In September last year, the Modern Time Group (MTG), the parent company of the Electronic Sports League (ESL), announced that the planned Chinese joint venture had failed.
Originally, it was planned that ESL would enter the huge Chinese market by cooperating with the streaming service HuyaTV. Now a new strategy must be found.
Disagreement over risks
MTG stated in the press release that the main reason for the failure of the negotiations was the failure to agree with Huya on the commercial and contractual risks. Accordingly, the negotiations were broken off.
The originally planned investment of HuyaTV in the amount of 30 million US dollars in shares of ESL is therefore also no longer valid.

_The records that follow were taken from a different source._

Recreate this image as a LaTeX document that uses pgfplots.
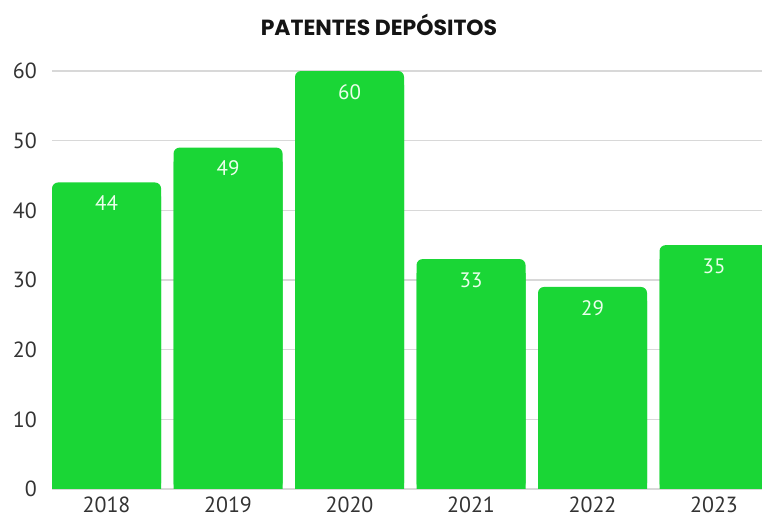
\documentclass[border=0pt]{standalone}
\usepackage{pgfplots}
\pgfplotsset{compat=1.18}
\usepackage{fontspec}
\setmainfont{PT Sans}
\newfontfamily\titlefont{Poppins}
\definecolor{barg}{HTML}{1AD636}
\definecolor{gridgray}{HTML}{D8D8D8}
\definecolor{labelgray}{HTML}{333333}
\begin{document}
\begin{tikzpicture}
\path[use as bounding box] (-52bp,-29bp) rectangle (710bp,489bp);
\begin{axis}[
  at={(0bp,0bp)}, anchor=south west,
  scale only axis, width=710bp, height=418bp,
  xmin=-0.449, xmax=5.395, ymin=0, ymax=60,
  ytick={0,10,...,60}, xtick={0,1,2,3,4,5},
  xticklabels={2018,2019,2020,2021,2022,2023},
  axis line style={draw=none}, major tick style={draw=none},
  ymajorgrids, grid style={draw=gridgray, line width=1.4pt},
  ybar, bar width=109bp, bar shift=0pt,
  /pgf/number format/assume math mode=true,
  tick label style={font=\fontsize{22}{22}\selectfont, color=labelgray},
  yticklabel style={inner sep=0pt, xshift=-15bp},
  xticklabel style={inner sep=0pt, anchor=center, yshift=-12bp},
  every node near coord/.append style={anchor=center, yshift=-21bp, font=\fontsize{21}{21}\selectfont, color=white!92!green},
]
\addplot[fill=barg, draw=none] coordinates {(0,42) (1,47) (2,58) (3,31) (4,27) (5,33)};
\addplot[fill=barg, draw=none, rounded corners=6bp, nodes near coords] coordinates {(0,44) (1,49) (2,60) (3,33) (4,29) (5,35)};
\end{axis}
\node[anchor=base, font=\titlefont\bfseries\fontsize{22}{22}\selectfont, color=black!92] at (327bp,453bp) {PATENTES DEPÓSITOS};
\end{tikzpicture}
\end{document}
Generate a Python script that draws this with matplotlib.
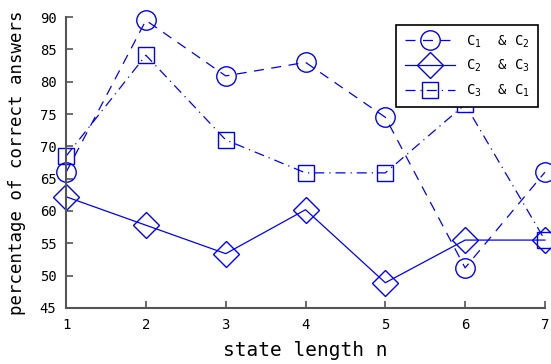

Nevertheless, an expansion of the commitment in China is one of the major priorities for the esport giant. The president and managing director of MTG, Jørgen Madsen Lindemann, made the following statement:
We continue to believe in the logic of this transaction and its potential for MTG, Huya and the global esports industry. Nevertheless, expansion into the important Chinese esports market remains a high priority for MTG and we look forward to taking advantage of further opportunities in the near future.
Share price slide
After the announcement, MTG’s share price fell by almost 20% (from 110.95 Swedish kroner to 93.70 kroner). It is not yet clear whether there will be further consequences for MTG and ESL in the future. In its press release, the group assured that ESL 2020’s operating business would not be affected by the failure of the negotiations.